The asking price of $3.5 million brings with it six houses, the shuttered general store and gas station, the land under the post office, undeveloped parcels, water rights and infrastructure that includes sidewalks, fire hydrants and a working power station.
Tiller Elementary School, a six-classroom building that closed in 2014, is for sale separately for $350,000.
Potential buyers have come forward, but are remaining anonymous, and backup offers are still being accepted.
The listing represents a melancholy crossroads for Tiller, a once-bustling logging outpost that sprang up after the turn of the last century deep in what is now the Umpqua National Forest, about 230 miles south of Portland.

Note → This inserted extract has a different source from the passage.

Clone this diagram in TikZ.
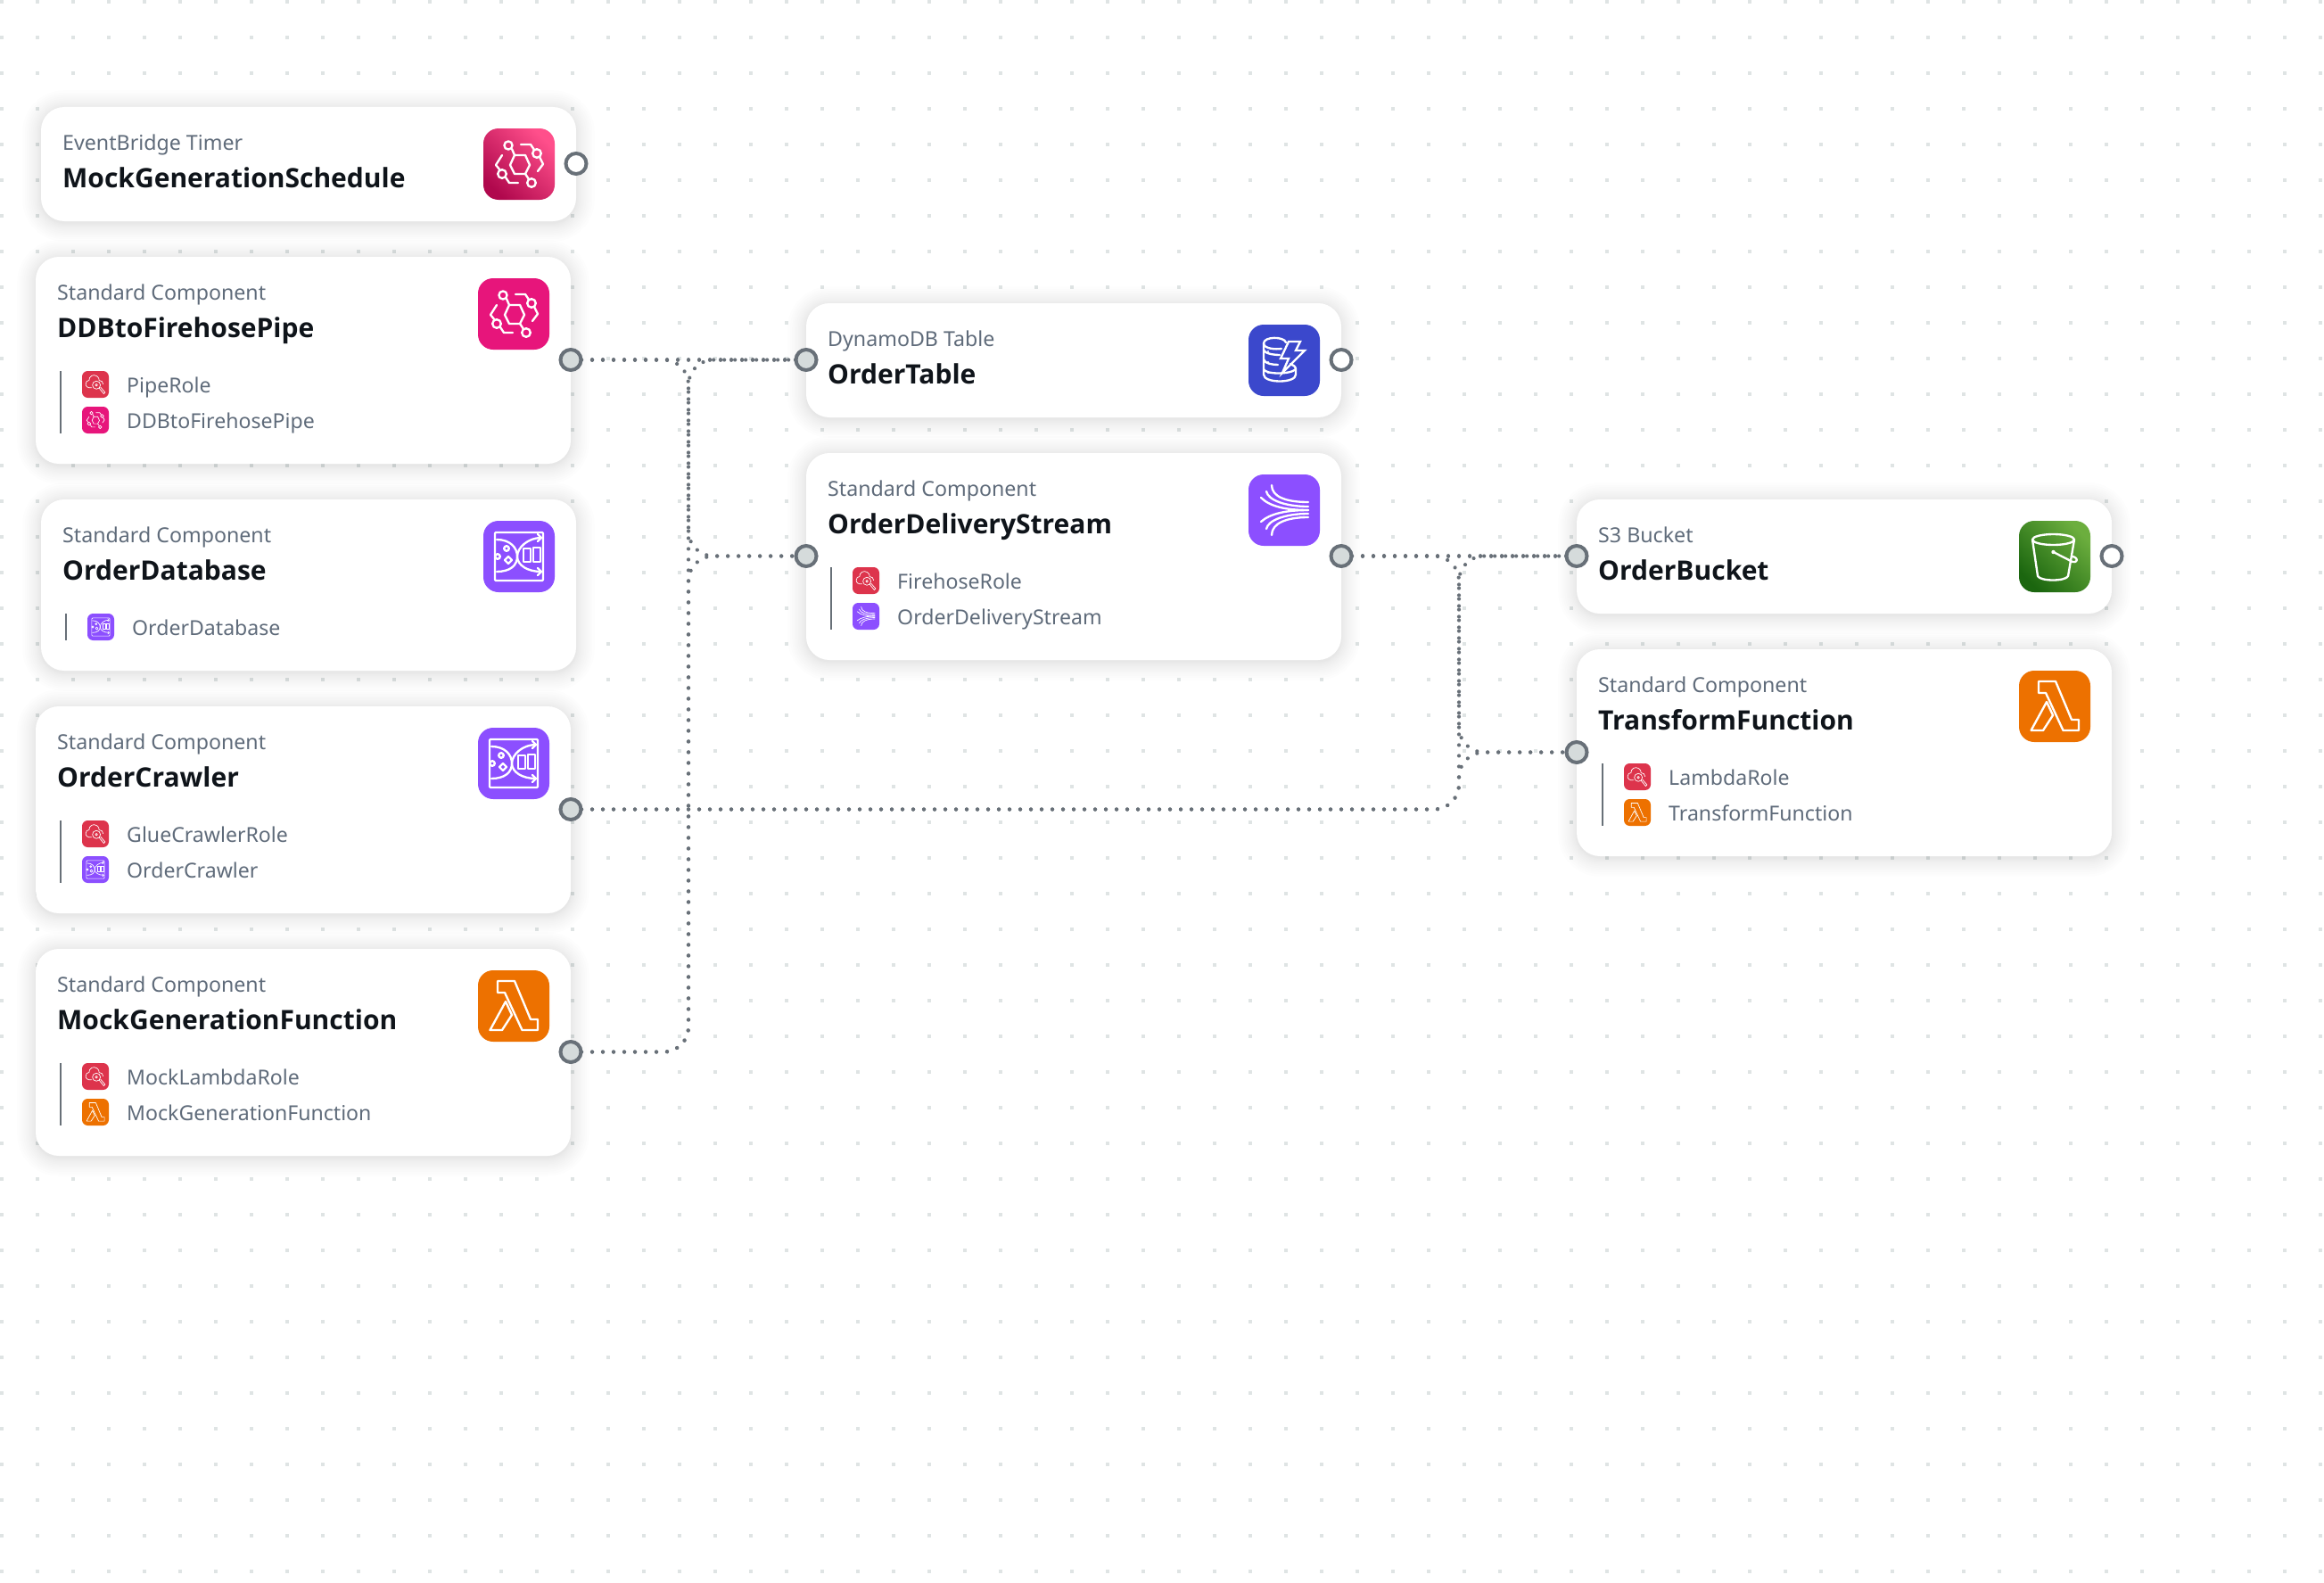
\documentclass[tikz,border=0pt]{standalone}
\usepackage{fontspec}
\setmainfont{Noto Sans}
\newfontfamily\titlefont{Open Sans}
\usetikzlibrary{calc}
\definecolor{dotc}{HTML}{DFE4E4}
\definecolor{portc}{HTML}{687078}
\definecolor{portfill}{HTML}{D5DBDB}
\definecolor{labelc}{HTML}{5F6B7A}
\definecolor{titlec}{HTML}{0F141A}
\definecolor{shadowc}{HTML}{001C24}
\definecolor{cpink}{HTML}{E7157B}
\definecolor{cpurple}{HTML}{8C4FFF}
\definecolor{corange}{HTML}{ED7100}
\definecolor{cblue}{HTML}{3B48CC}
\definecolor{cred}{HTML}{DD344C}
\pgfdeclarelayer{conn}
\pgfdeclarelayer{top}
\pgfsetlayers{main,conn,top}
\tikzset{
  cardbox/.style={rectangle,fill=white,rounded corners=26pt,inner sep=0pt,outer sep=0pt,anchor=north west},
  labeltext/.style={inner sep=0pt,anchor=base west,text=labelc,font=\fontsize{23.2}{28}\selectfont},
  titletext/.style={inner sep=0pt,anchor=base west,text=titlec,font=\fontsize{30}{36}\titlefont\bfseries},
  subtext/.style={inner sep=0pt,anchor=base west,text=labelc,font=\fontsize{23.1}{28}\selectfont},
  subbar/.style={draw=portc,line width=2.4pt},
  portfree/.style={circle,draw=portc,line width=4pt,fill=white,minimum size=23pt,inner sep=0pt},
  portused/.style={portfree,fill=portfill},
  flow/.style={draw=portc,line width=4.2pt,line cap=round,dash pattern=on 0.01pt off 11.99pt,rounded corners=28pt},
  bgpink/.style={fill=cpink},
  bgpurple/.style={fill=cpurple},
  bgorange/.style={fill=corange},
  bgblue/.style={fill=cblue},
  bgred/.style={fill=cred},
  bgpinkgrad/.style={bottom color=HB,top color=HT,shading angle=-45},
  bggreengrad/.style={bottom color=GB,top color=GT,shading angle=-45},
}
\definecolor{HB}{HTML}{B0084D}
\definecolor{HT}{HTML}{FF4F8B}
\definecolor{GB}{HTML}{1B660F}
\definecolor{GT}{HTML}{6CAE3E}
% ---------- icon glyphs, drawn in an 80x80 box
\newcommand\glyphEB{%
  \draw (30,41)--(35,30)--(47,30)--(52,41)--(47,51)--(35,51)--cycle;
  \draw (28,19) circle (4.6);
  \draw (32,23)--(35,30);
  \draw (60,28) circle (4.8);
  \draw (42,18)--(53,18)--(57,24);
  \draw (63,32)--(67,40)--(61,48);
  \draw (21,51) circle (4.8);
  \draw (21,30)--(14,41)--(19,47);
  \draw (25,55)--(29,61)--(39,61);
  \draw (54,61) circle (4.8);
  \draw (47,51)--(51,57);
}
\newcommand\glyphGlue{%
  \draw[rounded corners=1pt] (13,13) rectangle (67,67);
  \draw (45,31) rectangle (53,46);
  \draw (56,30) rectangle (64,46);
  \draw (26,31) circle (2.8);
  \draw (16,40) circle (2.8);
  \draw (28,40)--(32,44)--(28,48)--(24,44)--cycle;
  \draw (15,21) .. controls (30,21) and (38,30) .. (38,40) .. controls (38,50) and (50,57) .. (65,57);
  \draw (15,57) .. controls (30,57) and (38,50) .. (38,40) .. controls (38,30) and (50,19) .. (65,19);
  \draw (61,15)--(65,19)--(61,23);
  \draw (61,53)--(65,57)--(61,61);
}
\newcommand\glyphFirehose{%
  \draw (26,12) .. controls (26,25) and (42,31) .. (67,31);
  \draw (20,19) .. controls (22,29) and (42,36) .. (67,36);
  \draw (14,26) .. controls (24,36) and (42,40) .. (67,40);
  \draw (14,53) .. controls (24,44) and (42,40) .. (67,40);
  \draw (20,61) .. controls (22,51) and (42,44) .. (67,44);
  \draw (26,68) .. controls (26,55) and (42,48) .. (67,48);
}
\newcommand\glyphLambda{%
  \draw (22,12)--(41,12)--(59,55)--(67,55)--(67,67)--(49.5,67)--(30,25)--(22,25)--cycle;
  \draw (31,35)--(38,50)--(27,67)--(13.5,67)--cycle;
}
\newcommand\glyphDynamo{%
  \draw (42,20) .. controls (40,13) and (17,13) .. (17,21) -- (17,56) .. controls (17,66) and (53,66) .. (53,56) -- (53,50);
  \draw (17,21) .. controls (17,27) and (30,28) .. (37,27);
  \draw (17,28) .. controls (18,33) and (30,34) .. (35,34);
  \draw (17,39) .. controls (18,44) and (28,45) .. (33,45);
  \draw (17,50) .. controls (19,56) and (47,56) .. (53,50) .. controls (53,47) and (50,45) .. (47,44);
  \fill[white] (22,30) circle (1.2) (22,42) circle (1.2) (22,54) circle (1.2);
  \draw[line join=miter] (45,19)--(58,19)--(53,29)--(63,29)--(38,54)--(45,38)--(36,38)--cycle;
}
\newcommand\glyphSthree{%
  \draw (38.5,21) ellipse (23.5 and 6);
  \draw (15,21)--(21,62) .. controls (24,68) and (52,68) .. (55,62)--(62,21);
  \fill[white] (38.5,35) circle (2.2);
  \draw (38.5,35)--(60,46) .. controls (64,47) and (66,44) .. (64,42) .. controls (63,41) and (61,40) .. (60,40);
}
\newcommand\glyphIam{%
  \draw (28,50) .. controls (18,52) and (10,46) .. (11,38) .. controls (11,32) and (16,28) .. (21,28)
        .. controls (20,16) and (34,8) .. (44,15) .. controls (50,18) and (51,24) .. (51,28)
        .. controls (58,28) and (63,33) .. (63,39);
  \draw (43,42) circle (12);
  \draw (43,42) circle (3.5);
  \draw (51,51)--(65,68)--(69,64)--(55,48);
}
% ---------- icon tile
\newcommand\tile[5]{% style, glyph, x, y, scale
  \begin{scope}[shift={(#3,#4)},scale=#5]
    \path[#1,rounded corners=17pt*#5] (0,0) rectangle (80,80);
    \begin{scope}[color=white,line width=2.65pt*#5-0.3pt,line join=round,line cap=round]
      #2
    \end{scope}
  \end{scope}%
}
% ---------- card: name, x, y, w, h, label, title
\newcommand\card[7]{%
  \foreach \i in {1,...,12}{%
    \pgfmathsetmacro\sp{0.5*\i^1.5}%
    \pgfmathsetmacro\rc{26+\sp}%
    \fill[shadowc,opacity=.009,rounded corners=\rc pt] ($(#2,#3)+(-\sp,-\sp+2)$) rectangle ($(#2,#3)+(#4,#5)+(\sp,\sp+2)$);
  }%
  \node[cardbox,minimum width=#4pt,minimum height=#5pt] (#1) at (#2,#3) {};
  \node[labeltext] (#1-label) at ($(#2,#3)+(24,48.5)$) {#6};
  \node[titletext] (#1-title) at ($(#2,#3)+(24,90)$) {#7};
}
% ---------- nested row: name, x of bar, y of icon, style, glyph, text
\newcommand\subrow[6]{%
  \tile{#4}{#5}{#2+24}{#3}{0.375}
  \node[subtext] (#1) at ($(#2,#3)+(74,24)$) {#6};
}
\newcommand\subbarline[3]{\draw[subbar] (#1,#2) -- (#1,#3);}

\begin{document}
\begin{tikzpicture}[x=1pt,y=-1pt]
\useasboundingbox (0,0) rectangle (2606,1774);
\fill[white] (0,0) rectangle (2606,1774);
% dotted canvas
\foreach \gx in {0,...,65}{\foreach \gy in {0,...,44}{%
  \fill[dotc] ({\gx*40},{\gy*40}) rectangle +(4,4);
}}
% ---------- cards
\card{timer}{46}{120}{600}{128}{EventBridge Timer}{MockGenerationSchedule}
\tile{bgpinkgrad}{\glyphEB}{542}{144}{1}

\card{pipe}{40}{288}{600}{232}{Standard Component}{DDBtoFirehosePipe}
\tile{bgpink}{\glyphEB}{536}{312}{1}
\subbarline{68}{416}{486}
\subrow{piperole}{68}{416}{bgred}{\glyphIam}{PipeRole}
\subrow{pipesub}{68}{456}{bgpink}{\glyphEB}{DDBtoFirehosePipe}

\card{database}{46}{560}{600}{192}{Standard Component}{OrderDatabase}
\tile{bgpurple}{\glyphGlue}{542}{584}{1}
\subbarline{74}{688}{718}
\subrow{dbsub}{74}{688}{bgpurple}{\glyphGlue}{OrderDatabase}

\card{crawler}{40}{792}{600}{232}{Standard Component}{OrderCrawler}
\tile{bgpurple}{\glyphGlue}{536}{816}{1}
\subbarline{68}{920}{990}
\subrow{crawlrole}{68}{920}{bgred}{\glyphIam}{GlueCrawlerRole}
\subrow{crawlsub}{68}{960}{bgpurple}{\glyphGlue}{OrderCrawler}

\card{mock}{40}{1064}{600}{232}{Standard Component}{MockGenerationFunction}
\tile{bgorange}{\glyphLambda}{536}{1088}{1}
\subbarline{68}{1192}{1262}
\subrow{mockrole}{68}{1192}{bgred}{\glyphIam}{MockLambdaRole}
\subrow{mocksub}{68}{1232}{bgorange}{\glyphLambda}{MockGenerationFunction}

\card{table}{904}{340}{600}{128}{DynamoDB Table}{OrderTable}
\tile{bgblue}{\glyphDynamo}{1400}{364}{1}

\card{stream}{904}{508}{600}{232}{Standard Component}{OrderDeliveryStream}
\tile{bgpurple}{\glyphFirehose}{1400}{532}{1}
\subbarline{932}{636}{706}
\subrow{streamrole}{932}{636}{bgred}{\glyphIam}{FirehoseRole}
\subrow{streamsub}{932}{676}{bgpurple}{\glyphFirehose}{OrderDeliveryStream}

\card{bucket}{1768}{560}{600}{128}{S3 Bucket}{OrderBucket}
\tile{bggreengrad}{\glyphSthree}{2264}{584}{1}

\card{transform}{1768}{728}{600}{232}{Standard Component}{TransformFunction}
\tile{bgorange}{\glyphLambda}{2264}{752}{1}
\subbarline{1797}{856}{926}
\subrow{transrole}{1797}{856}{bgred}{\glyphIam}{LambdaRole}
\subrow{transsub}{1797}{896}{bgorange}{\glyphLambda}{TransformFunction}

% ---------- ports
\begin{pgfonlayer}{top}
\node[portfree] (timerOut) at (646,183.5) {};
\node[portused] (pipeOut) at (640,403.5) {};
\node[portused] (crawlerOut) at (640,907.5) {};
\node[portused] (mockOut) at (640,1179.5) {};
\node[portused] (tableIn) at (904,403.5) {};
\node[portfree] (tableOut) at (1504,403.5) {};
\node[portused] (streamIn) at (904,623.5) {};
\node[portused] (streamOut) at (1504,623.5) {};
\node[portused] (bucketIn) at (1768,623.5) {};
\node[portfree] (bucketOut) at (2368,623.5) {};
\node[portused] (transformIn) at (1768,843.5) {};
\end{pgfonlayer}
\coordinate (busL) at (772,0);
\coordinate (busR) at (1636,0);
% ---------- connectors
\begin{pgfonlayer}{conn}
\draw[flow] (pipeOut.center) -- (tableIn.center);
\draw[flow] (pipeOut.center) -- (pipeOut.center -| busL) -- (busL |- streamIn.center) -- (streamIn.center);
\draw[flow] (mockOut.center) -- (mockOut.center -| busL) -- (busL |- tableIn.center) -- (tableIn.center);
\draw[flow] (mockOut.center) -- (mockOut.center -| busL) -- (busL |- streamIn.center) -- (streamIn.center);
\draw[flow] (streamOut.center) -- (bucketIn.center);
\draw[flow] (streamOut.center) -- (streamOut.center -| busR) -- (busR |- transformIn.center) -- (transformIn.center);
\draw[flow] (crawlerOut.center) -- (crawlerOut.center -| busR) -- (busR |- bucketIn.center) -- (bucketIn.center);
\draw[flow] (crawlerOut.center) -- (crawlerOut.center -| busR) -- (busR |- transformIn.center) -- (transformIn.center);
\end{pgfonlayer}
\end{tikzpicture}
\end{document}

The post office opened in 1902, and miners, loggers, ranchers and farmers flocked to the community along a pristine river.
By the 1940s and 1950s, there were three timber mills running.
Then, nearly three decades ago, logging on the federal forest lands that encircle Tiller came to a near standstill because of environmental regulations. The mills closed, and families moved away.
One longtime resident began buying up properties. When he died three years ago, the family owned much of the town.
Then the school closed and was up for sale, as well as a small market, and the man’s estate bought those too — and the potential became clear.
The listing includes more than 256 acres.
About 235 people still live in the unincorporated area around Tiller.
“Between the dying economy and the dying owners, Tiller became a new opportunity that had never been available before,” said Richard Caswell, executor of the estate.
“I started getting inquiries from all over the world, essentially, ‘What was it? And what could you do with it?’ It’s the buyer and their imagination that’s going to determine what Tiller can become.”
Said former resident Rosemary Klep, 72, “This town has been in dire straits for many, many years. But we loved growing up there. To us, it was a paradise.”